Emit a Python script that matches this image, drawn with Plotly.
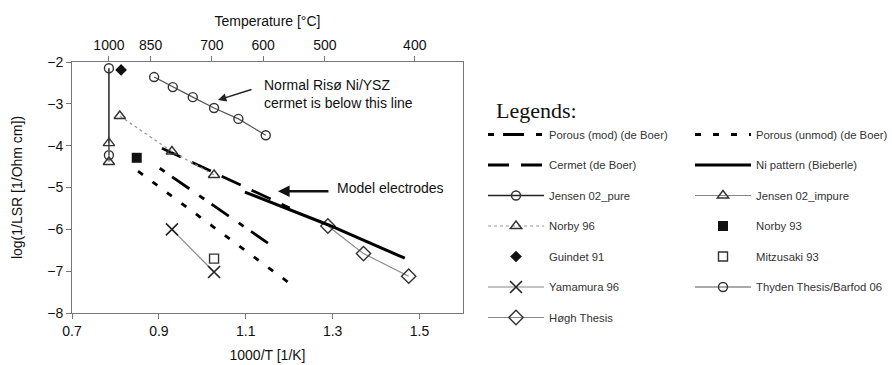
import plotly.graph_objects as go

# ---------------- data ----------------
porous_mod_x = [0.902, 1.151]
porous_mod_y = [-4.54, -6.33]
porous_unmod_x = [0.852, 1.201]
porous_unmod_y = [-4.61, -7.29]
cermet_x = [0.907, 1.201]
cermet_y = [-4.06, -5.49]
ni_pattern_x = [1.098, 1.289, 1.466]
ni_pattern_y = [-5.11, -5.89, -6.69]
jensen_pure_x = [0.785, 0.785]
jensen_pure_y = [-2.15, -4.23]
jensen_impure_x = [0.785, 0.785]
jensen_impure_y = [-3.94, -4.39]
norby96_x = [0.81, 0.93, 1.027]
norby96_y = [-3.29, -4.14, -4.70]
norby93_x = [0.849]
norby93_y = [-4.29]
guindet91_x = [0.813]
guindet91_y = [-2.19]
mitzusaki93_x = [1.027]
mitzusaki93_y = [-6.70]
yamamura96_x = [0.93, 1.027]
yamamura96_y = [-6.00, -7.02]
thyden_x = [0.889, 0.932, 0.978, 1.027, 1.083, 1.146]
thyden_y = [-2.36, -2.60, -2.84, -3.10, -3.36, -3.75]
hogh_x = [1.289, 1.371, 1.475]
hogh_y = [-5.92, -6.58, -7.12]

temp_labels = ["1000", "850", "700", "600", "500", "400"]
temp_pos = [0.785, 0.881, 1.022, 1.140, 1.282, 1.489]

FONT = "Liberation Sans, Arial, sans-serif"

fig = go.Figure()

def add(x, y, name, legend, mode="lines", line=None, marker=None):
    fig.add_trace(go.Scatter(
        x=x, y=y, name=name, mode=mode, line=line, marker=marker,
        legend=legend, legendgroup=name, showlegend=True, hoverinfo="skip"))

# column 1 legend entries
add(porous_mod_x, porous_mod_y, "Porous (mod) (de Boer)", "legend",
    line=dict(color="black", width=2.8, dash="6px,9px,21px,12px"))
add(cermet_x, cermet_y, "Cermet (de Boer)", "legend",
    line=dict(color="black", width=2.8, dash="21px,12px"))
add(jensen_pure_x, jensen_pure_y, "Jensen 02_pure", "legend", mode="lines+markers",
    line=dict(color="#222", width=1.5),
    marker=dict(symbol="circle-open", size=9, color="#333", line=dict(width=1.4)))
add(norby96_x, norby96_y, "Norby 96", "legend", mode="lines+markers",
    line=dict(color="#999", width=1.2, dash="dot"),
    marker=dict(symbol="triangle-up-open", size=10, color="#333", line=dict(width=1.4)))
add(guindet91_x, guindet91_y, "Guindet 91", "legend", mode="markers",
    marker=dict(symbol="diamond", size=9, color="#111"))
add(yamamura96_x, yamamura96_y, "Yamamura 96", "legend", mode="lines+markers",
    line=dict(color="#888", width=1.2),
    marker=dict(symbol="x-thin-open", size=12, color="#222", line=dict(width=1.6, color="#222")))
add(hogh_x, hogh_y, "Høgh Thesis", "legend", mode="lines+markers",
    line=dict(color="#888", width=1.2),
    marker=dict(symbol="diamond-open", size=11, color="#333", line=dict(width=1.4)))

# column 2 legend entries
add(porous_unmod_x, porous_unmod_y, "Porous (unmod) (de Boer)", "legend2",
    line=dict(color="black", width=2.8, dash="6px,12px"))
add(ni_pattern_x, ni_pattern_y, "Ni pattern (Bieberle)", "legend2",
    line=dict(color="black", width=3))
add(jensen_impure_x, jensen_impure_y, "Jensen 02_impure", "legend2", mode="lines+markers",
    line=dict(color="#888", width=1.2),
    marker=dict(symbol="triangle-up-open", size=10, color="#333", line=dict(width=1.4)))
add(norby93_x, norby93_y, "Norby 93", "legend2", mode="markers",
    marker=dict(symbol="square", size=10, color="#111"))
add(mitzusaki93_x, mitzusaki93_y, "Mitzusaki 93", "legend2", mode="markers",
    marker=dict(symbol="square-open", size=9, color="#333", line=dict(width=1.4)))
add(thyden_x, thyden_y, "Thyden Thesis/Barfod 06", "legend2", mode="lines+markers",
    line=dict(color="#555", width=1.2),
    marker=dict(symbol="circle-open", size=9, color="#333", line=dict(width=1.4)))

# invisible trace to activate the top axis
fig.add_trace(go.Scatter(x=temp_pos, y=[None] * len(temp_pos), xaxis="x2",
                         showlegend=False, hoverinfo="skip"))

L, R, T, B = 72, 429, 62, 52
W, H = 892, 365
pw = W - L - R
ph = H - T - B

def px_x(p):
    return (p - L) / pw

def px_y(p):
    return (H - B - p) / ph

legend_common = dict(
    orientation="v", xanchor="left", yanchor="top",
    tracegroupgap=11.5, itemwidth=56, itemsizing="trace",
    bgcolor="rgba(0,0,0,0)", borderwidth=0,
    font=dict(family=FONT, size=11.3, color="#333"),
)

fig.update_layout(
    width=W, height=H,
    margin=dict(l=L, r=R, t=T, b=B, autoexpand=False),
    paper_bgcolor="white", plot_bgcolor="white",
    font=dict(family=FONT, size=14, color="#111"),
    legend=dict(x=px_x(483), y=px_y(120), **legend_common),
    legend2=dict(x=px_x(690), y=px_y(120), **legend_common),
    xaxis=dict(range=[0.7, 1.6], tick0=0.7, dtick=0.2, tickformat=".1f",
               showgrid=False, zeroline=False, showline=True, linecolor="#777",
               linewidth=1, mirror=True, ticks="outside", ticklen=5, tickcolor="#777",
               automargin=False,
               title=dict(text="1000/T [1/K]", standoff=12, font=dict(size=14))),
    xaxis2=dict(range=[0.7, 1.6], overlaying="x", side="top", anchor="y",
                tickmode="array", tickvals=temp_pos, ticktext=temp_labels,
                showgrid=False, zeroline=False, showline=False, automargin=False,
                ticks="outside", ticklen=5, tickcolor="#777",
                title=dict(text="Temperature [°C]", standoff=7, font=dict(size=14))),
    yaxis=dict(range=[-8, -2], dtick=1, showgrid=False, zeroline=False,
               showline=True, linecolor="#777", linewidth=1, mirror=True,
               ticks="outside", ticklen=5, tickcolor="#777", automargin=False,
               title=dict(text="log(1/LSR [1/Ohm cm])", standoff=21, font=dict(size=14))),
    annotations=[
        dict(x=1.137, y=-2.77, xref="x", yref="y", xanchor="left", yanchor="middle",
             align="left", showarrow=False,
             text="Normal Risø Ni/YSZ<br>cermet is below this line",
             font=dict(family=FONT, size=14, color="#111")),
        dict(x=1.036, y=-2.91, xref="x", yref="y", text="", showarrow=True,
             ax=35, ay=-11, arrowhead=2, arrowsize=1.2, arrowwidth=1.4, arrowcolor="#222",
             standoff=0),
        dict(x=1.305, y=-5.01, xref="x", yref="y", xanchor="left", yanchor="middle",
             showarrow=False, text="Model electrodes",
             font=dict(family=FONT, size=14, color="#111")),
        dict(x=1.174, y=-5.09, xref="x", yref="y", text="", showarrow=True,
             ax=52, ay=0, arrowhead=2, arrowsize=0.9, arrowwidth=2.6, arrowcolor="#111",
             standoff=0),
        dict(x=px_x(494), y=px_y(110), xref="paper", yref="paper", xanchor="left",
             yanchor="middle", showarrow=False, text="Legends:",
             font=dict(family="Liberation Serif, Times New Roman, serif", size=22, color="#111")),
    ],
)

fig.write_html("out.html")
--------------------------------
§ Problem requirements:
Write out again exactly the lines from the start of the data above through the line containing "import plotly.graph_objects as go", inclusive, excluding any pictures.

§ Expected answer:
Emit a Python script that matches this image, drawn with Plotly.
import plotly.graph_objects as go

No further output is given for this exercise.